Hymowitz first notes the Hilton heirs’ ill-gotten gains:
[Conrad Hilton] left the vast bulk of his fortune to the Catholic Sisters. It was only through the energetic legal maneuvering of his son Barron that the Hilton progeny got their mitts on Conrad’s money.
Though few know the origins of Paris’s wealth, Hymovitz believes that the ridicule she attracts shows the vigor of our democracy:
Paris is America’s national cartoon heroine, a caricature who allows us to mock the undeserving and decadent rich we have scorned since the time of Tom Paine. We follow the Perils of Paris the Heiress in new episodes that seem to come almost weekly, snickering at her vapidity, her coarseness, her libertinism, and her outrageous assumption of entitlement. . . . Paris Hilton may be a composite of contemporary American sins, but hating Paris Hilton is another thing entirely. It’s a sign of lingering cultural sanity.
So is this resentment good?
It all depends on what you compare it to.
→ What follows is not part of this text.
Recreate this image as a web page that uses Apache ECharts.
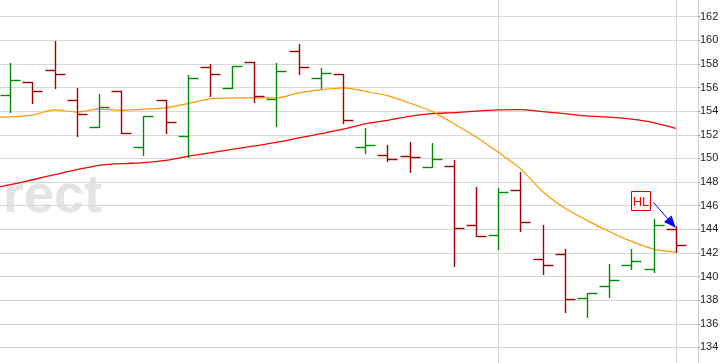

It would certainly seem to be better to mock Hilton’s pretensions than to aspire to her status. A general societal pressure to maintain positive affect should not lead to censure of our dismay at the rise of the asinine.
But I worry that, in the end, the expression of negative affect, rather than discharging it, merely breeds more. That’s the position of Thich Nhat Hanh, whose teachings have helped inspire some valuable movements in the legal world.